Data shown =
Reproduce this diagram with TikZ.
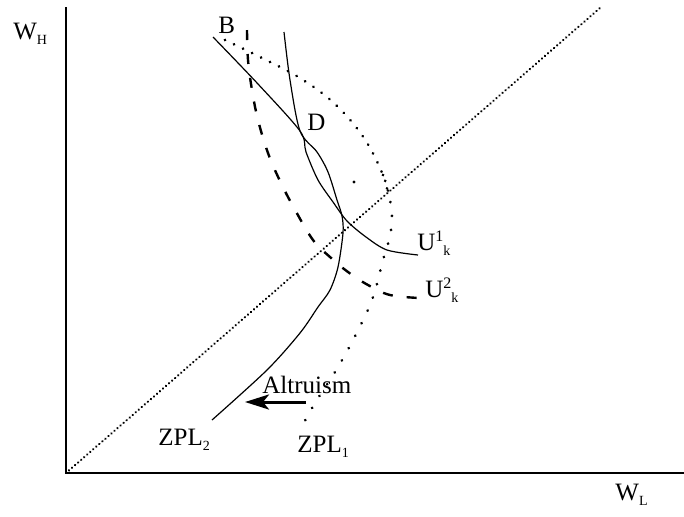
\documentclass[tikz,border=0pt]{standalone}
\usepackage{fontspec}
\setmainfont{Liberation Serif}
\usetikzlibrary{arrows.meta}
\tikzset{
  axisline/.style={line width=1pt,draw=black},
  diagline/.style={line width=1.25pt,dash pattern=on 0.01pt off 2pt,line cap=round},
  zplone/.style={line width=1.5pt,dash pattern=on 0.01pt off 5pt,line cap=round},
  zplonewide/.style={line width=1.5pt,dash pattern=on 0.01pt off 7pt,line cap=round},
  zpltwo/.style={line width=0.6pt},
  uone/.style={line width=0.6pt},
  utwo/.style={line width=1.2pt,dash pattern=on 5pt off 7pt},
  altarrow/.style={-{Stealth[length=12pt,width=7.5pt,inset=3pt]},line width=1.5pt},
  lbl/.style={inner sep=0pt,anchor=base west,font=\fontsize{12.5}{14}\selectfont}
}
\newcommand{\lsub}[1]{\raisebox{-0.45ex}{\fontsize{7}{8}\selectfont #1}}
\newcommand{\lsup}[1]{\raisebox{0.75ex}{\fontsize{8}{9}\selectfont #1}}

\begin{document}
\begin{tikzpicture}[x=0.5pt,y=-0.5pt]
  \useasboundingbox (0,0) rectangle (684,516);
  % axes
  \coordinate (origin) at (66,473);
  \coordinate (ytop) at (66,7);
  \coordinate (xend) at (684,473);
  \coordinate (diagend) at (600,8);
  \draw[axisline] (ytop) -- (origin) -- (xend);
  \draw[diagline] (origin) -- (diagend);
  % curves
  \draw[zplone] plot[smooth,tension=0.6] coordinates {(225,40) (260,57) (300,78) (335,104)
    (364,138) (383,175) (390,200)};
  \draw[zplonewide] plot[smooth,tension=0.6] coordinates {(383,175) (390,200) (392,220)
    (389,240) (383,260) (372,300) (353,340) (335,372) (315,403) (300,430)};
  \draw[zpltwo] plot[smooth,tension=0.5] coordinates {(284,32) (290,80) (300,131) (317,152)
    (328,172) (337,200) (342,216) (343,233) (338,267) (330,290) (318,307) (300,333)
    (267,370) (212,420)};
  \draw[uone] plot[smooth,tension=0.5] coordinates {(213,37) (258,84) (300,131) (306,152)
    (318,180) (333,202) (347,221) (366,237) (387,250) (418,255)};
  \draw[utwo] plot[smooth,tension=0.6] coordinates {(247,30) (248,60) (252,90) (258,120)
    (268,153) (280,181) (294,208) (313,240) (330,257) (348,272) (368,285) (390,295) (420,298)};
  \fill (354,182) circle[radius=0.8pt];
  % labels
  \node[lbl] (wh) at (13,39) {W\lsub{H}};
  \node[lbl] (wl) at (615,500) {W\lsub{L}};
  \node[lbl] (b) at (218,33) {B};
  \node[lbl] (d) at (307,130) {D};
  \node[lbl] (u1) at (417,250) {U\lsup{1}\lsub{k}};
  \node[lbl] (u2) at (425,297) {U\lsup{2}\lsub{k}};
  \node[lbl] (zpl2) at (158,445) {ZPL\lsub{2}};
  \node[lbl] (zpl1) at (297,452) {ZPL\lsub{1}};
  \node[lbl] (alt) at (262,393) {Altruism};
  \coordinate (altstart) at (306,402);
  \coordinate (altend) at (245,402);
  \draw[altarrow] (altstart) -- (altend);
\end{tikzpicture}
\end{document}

Brief = Return the material word for word. Pictures are not part of the copy.

Exercise result =
Reproduce this diagram with TikZ.
\documentclass[tikz,border=0pt]{standalone}
\usepackage{fontspec}
\setmainfont{Liberation Serif}
\usetikzlibrary{arrows.meta}
\tikzset{
  axisline/.style={line width=1pt,draw=black},
  diagline/.style={line width=1.25pt,dash pattern=on 0.01pt off 2pt,line cap=round},
  zplone/.style={line width=1.5pt,dash pattern=on 0.01pt off 5pt,line cap=round},
  zplonewide/.style={line width=1.5pt,dash pattern=on 0.01pt off 7pt,line cap=round},
  zpltwo/.style={line width=0.6pt},
  uone/.style={line width=0.6pt},
  utwo/.style={line width=1.2pt,dash pattern=on 5pt off 7pt},
  altarrow/.style={-{Stealth[length=12pt,width=7.5pt,inset=3pt]},line width=1.5pt},
  lbl/.style={inner sep=0pt,anchor=base west,font=\fontsize{12.5}{14}\selectfont}
}
\newcommand{\lsub}[1]{\raisebox{-0.45ex}{\fontsize{7}{8}\selectfont #1}}
\newcommand{\lsup}[1]{\raisebox{0.75ex}{\fontsize{8}{9}\selectfont #1}}

\begin{document}
\begin{tikzpicture}[x=0.5pt,y=-0.5pt]
  \useasboundingbox (0,0) rectangle (684,516);
  % axes
  \coordinate (origin) at (66,473);
  \coordinate (ytop) at (66,7);
  \coordinate (xend) at (684,473);
  \coordinate (diagend) at (600,8);
  \draw[axisline] (ytop) -- (origin) -- (xend);
  \draw[diagline] (origin) -- (diagend);
  % curves
  \draw[zplone] plot[smooth,tension=0.6] coordinates {(225,40) (260,57) (300,78) (335,104)
    (364,138) (383,175) (390,200)};
  \draw[zplonewide] plot[smooth,tension=0.6] coordinates {(383,175) (390,200) (392,220)
    (389,240) (383,260) (372,300) (353,340) (335,372) (315,403) (300,430)};
  \draw[zpltwo] plot[smooth,tension=0.5] coordinates {(284,32) (290,80) (300,131) (317,152)
    (328,172) (337,200) (342,216) (343,233) (338,267) (330,290) (318,307) (300,333)
    (267,370) (212,420)};
  \draw[uone] plot[smooth,tension=0.5] coordinates {(213,37) (258,84) (300,131) (306,152)
    (318,180) (333,202) (347,221) (366,237) (387,250) (418,255)};
  \draw[utwo] plot[smooth,tension=0.6] coordinates {(247,30) (248,60) (252,90) (258,120)
    (268,153) (280,181) (294,208) (313,240) (330,257) (348,272) (368,285) (390,295) (420,298)};
  \fill (354,182) circle[radius=0.8pt];
  % labels
  \node[lbl] (wh) at (13,39) {W\lsub{H}};
  \node[lbl] (wl) at (615,500) {W\lsub{L}};
  \node[lbl] (b) at (218,33) {B};
  \node[lbl] (d) at (307,130) {D};
  \node[lbl] (u1) at (417,250) {U\lsup{1}\lsub{k}};
  \node[lbl] (u2) at (425,297) {U\lsup{2}\lsub{k}};
  \node[lbl] (zpl2) at (158,445) {ZPL\lsub{2}};
  \node[lbl] (zpl1) at (297,452) {ZPL\lsub{1}};
  \node[lbl] (alt) at (262,393) {Altruism};
  \coordinate (altstart) at (306,402);
  \coordinate (altend) at (245,402);
  \draw[altarrow] (altstart) -- (altend);
\end{tikzpicture}
\end{document}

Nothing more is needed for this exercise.